Meagher JA, dissenting:
(iv) Division 1A applies to claims for damages against the claimant worker's employer, or a person vicariously liable for that employer or for whom that employer is vicariously liable, in respect of personal injury arising out of or in the course of employment. There is no reason for construing "vicariously liable" in ss 150(b) and 150B(3)(b) as confined in meaning or effect to claims where the worker's employer and the primary tortfeasor have an employment relationship: at [8].
(2) The construction of s 150A of the WC Act:
White JA with Meagher JA and Emmett AJA agreeing:
(i) The reference to a 'claim for damages' in s 150A is capable of including a common law claim for damages in relation to a motor vehicle accident: at [10], [60]-[61].
(ii) The definition of 'claim' in s 4 of the Workers Injury Management and Workers Compensation Act 1998 (NSW) does not apply in s 150A, which uses the composite expression 'claim for damages': at [61].

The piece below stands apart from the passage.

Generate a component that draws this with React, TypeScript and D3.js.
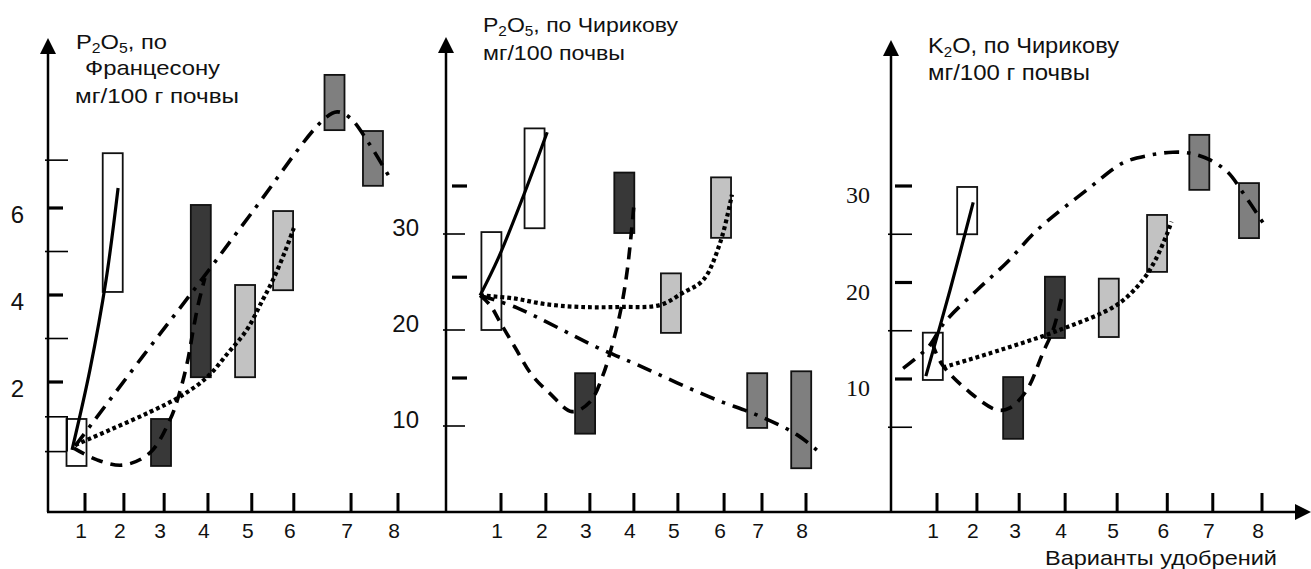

White JA with Emmett AJA agreeing:
(iii) Section 150A(1)(a) should be construed as meaning that the substantive law of the State under whose statutory workers' compensation scheme compensation is payable is the substantive law that governs whether or not a claim for damages in respect of the injury can be made, and if so, the determination of that claim, in so far as the claim is based upon a claim that the injury was caused by the negligence or other tort of the worker's employer, as defined in s 150B(3); or a breach of contract by the worker's employer, as so defined: at [138].
Di Paolo v Salta Constructions Pty Ltd [2015] VSCA 230 applied.
(3) Legislative intent:
White JA with Emmett AJA agreeing:
The legislative context and history of the amendments to the WC Act show the intention of New South Wales, Victoria and Queensland to implement a uniform workers' compensation scheme. The legislative and extrinsic materials do not indicate that issues regarding work injuries arising out of motor vehicle accidents were intended to be addressed by the amending legislation: at [109], [125], [133].
(4) Error of law by the assessor
White JA with Emmett AJA agreeing:
The assessor was not required to grant an exemption if the matter were complex. In any event, prerogative relief is discretionary. Once it is determined by this Court that the MAC Act does apply, then, subject to any application for special leave and any appeal to the High Court if special leave is granted, the answer to that question is no longer complex: at [144], [155].